Something to keep in mind.

This is why Iran-Contra should have been properly investigated at the time and guilty people should have gone to jail.

  • I’m so sick of Republican cleverness with regards to clandestine operations that sound so good yet always turn out so bad. The enemy of your enemy is not your friend, they are just unsavory characters doing unsavory things that will turn the weapons you so brilliantly gave them on you or your friends at some future date after disposing of your problem for you. Aiding and abetting vicious groups to do vicious things may seem like a smart and clean way to make problems go away, but in reality it’s not the antispetic surgical solution posited by Machiavellian right wingers, it’s the Frankenstein solution of creating and unleashing a monster that will become yet another problem and enemy in the future.

    But that’s what happens when the solution to violence is to foment more violence: the violence never dies and will always have to be confronted again at some future date after greater tragedy has unfolded. But then the solution to that will be yet another Republican scheming about how if we only armd this other group they’ll take care of the problem for us. The solution to violence is to never let Republicans have the power to pull this crap ever again.

  • One thing I have never understood about the Democratic Party is its failure to lay the blame for virtually all that’s wrong with today’s Republican Party at the feet of Ronald Wilson Reagan.

    It’s as though someone declared Reagan a saint, above reproach. He’s the one who, as head of the world’s most powerful government, cynically referred to “I’m from the gov’mint and I’m here to help”, expressing dislike of all government. He’s the one who labeled every unfortunate in America a “welfare queen”. He’s the one who, as CA governor, exploited (justified) student discontent with the Vietnam War to trash the greatest (free) public university and state college system in the world. He’s the one who blasted every Democrat as morally corrupt simply for being Democratic. He’s the one who made a deal with the Iranian hostage takers to hold those hostages until he was inaugurated. He’s the one who considered Mother Teresa to be a “nut case” while embracing the ousted Marcoses (whose initial leap to the monetary bigtimes was through importation of teenage prostitutes). The list goes on an on. The Bush Crime Family would never have been possible without the immoral and cynical Ronald Wilson Reagan killing off traditional conservatism.

    Heckuva job, Ronnie.

  • #2 – Exactly right. Abrams, Reich, Negroponte, Poindexter, Gates, Allen… the list of white collar arms dealers who still inhabit the Executive Branch goes on and on…

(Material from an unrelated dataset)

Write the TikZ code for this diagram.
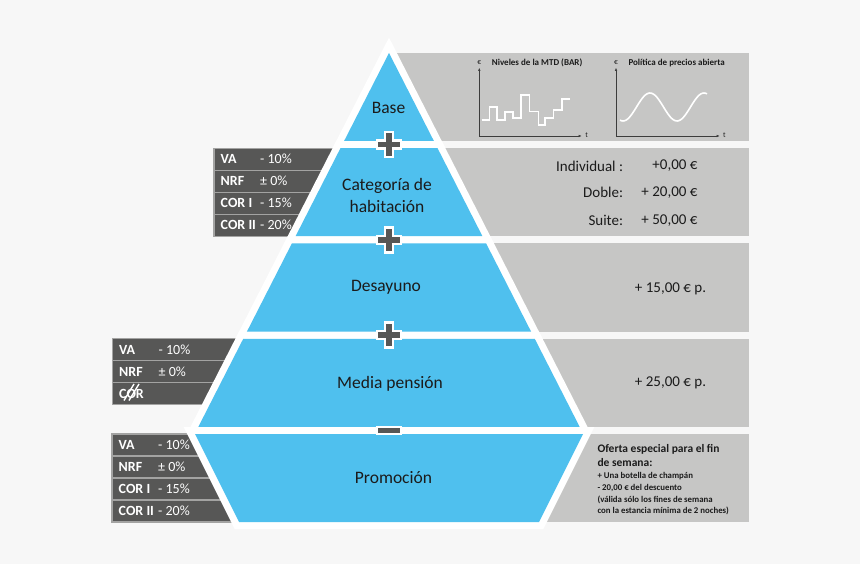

    Not to mention the lovable Fox News journalist Ollie North.

    How did we let this happen?

  • N. Wells nailed it in #2.

    Any Dem that lets these criminals skate “for the good of the country” is an enemy of the state. These types of crimes make our nation into a nation of criminals only if we let the perpetrators get away with it.

    Democrats have two choices: Prosecute and punish the offenders, or aid and abet them. Last time they made the wrong choice, let’s hope they learned their lesson.

  • I don’t think Negroponte is worried about the lengths the crims are prepared to go to. He recognizes Iran-Contra resulted in a close shave with Fort Leavenworth. As a result, he seems more concerned (a) that their plans are dumb; and (b) about not gambling with his personal liberty.

    Ps. No doubt one of the “lessons learned” from Iran-Contra was not to stiff arms-dealers. Frankly, the main reason the affair was blown open was because Ghorbanifar went on teevee to b*tch about the several millions he hadn’t received from Ollie North.

  • I’m not up on my internets lingo. What’s it called when someone drops bogus comments into a thread, presumably for the purpose of mining those quotes later on to embarass the blog owner?

    I don’t have a specific reason for asking this, it just all of a sudden occurred to me.

  • I think someone is running a commenter-simulation program that has failed the Turing Test. Sure generates output frequently though.

    Meanwhile, in response to this actual post, it heartens me that Negroponte at least thinks these black ops are beyond the pale, but saddens me that he doesn’t understand how they are intrinsic to the administration anti-democratic world-view. Their policy goals can’t be achieved ‘doing it by the book’, because they are fundamentally against the guiding principles of our country. ‘The book’ says these policies are crimes, and foolhardy.

  • There is a two-part mentality to all of this—and to disable that mentality, both parts must be equally disabled. The first part—denying the WH its rubber-stamp Congressional majority—was dealt with nearly four months ago. The second, however, has been allowed to flourish unchecked for over six years. That second part of the construct is the practice of Presidential signing statements, which is now reinforced by a precedent of several hundred distinct, never-challenged events. It has allowed the chief executive to effectively determine whether a law—or any particular subcomponent of that law—will be enforced. It is, in effect, a post-legislative, line-item veto.

    Off-topic? Not really. The resolution to the current item—“doing business with the enemies of 9/11” will not be attained so long as the Senate possesses the strength to prevent open debate on the issue (a 40-vote minimum), or the ability to block impeachment (a 34-vote minimum). But the Senate does possess the ability to rectify that—by simply adopting the tactic employed by the previous ReThug-dominated body, and restricting debate to “x-minutes.” With this, they can at least drive a control-wedge into various budgteary issues, and begin a wholesale refunding/defunding stance. I seriously doubt the chimp-in-chief would veto an entire appropriations package, just to get his chums a bit more graft. He’d have to eventually veto war-funding itself—and that makes HIM the “party of cut-n-run….”

  • have to add my agreement to the very well written and well organized comments of Ed Stephan #6. I would like to add that Reagan was the King of cooking the books; starting with the way we calculate inflation rates. Before Reagan the cost of housing was calculated as the cost of home ownership, but he changed the formula to only calculate the cost of a rental. He made several changes like that throughout the budget, so then he got “inflation under control”. It was smoke and mirrors. Interest rates were at 16% and people were losing their homes in foreclosure. Ronald Reagan offered cheese.

    It was under Reagan’s watch that we started to read and hear about the homeless problem, and once again Reagan offered cheese. Reagan offered us “trickle down” but all most of us got was cheese.

    By the way the cheese was bad, full of hydrogenated fats and other unhealthy ingredients. I for the life of me, can not figure out why anyone would have the nerve to canonize Reagan.

    And winning the cold war? Perhaps we might be more analytical if we look at Russia’s military adventure into Afghanistan as the real factor in weakening the former USSR. If we were honest, perhaps we might learn something and not make the same mistakes.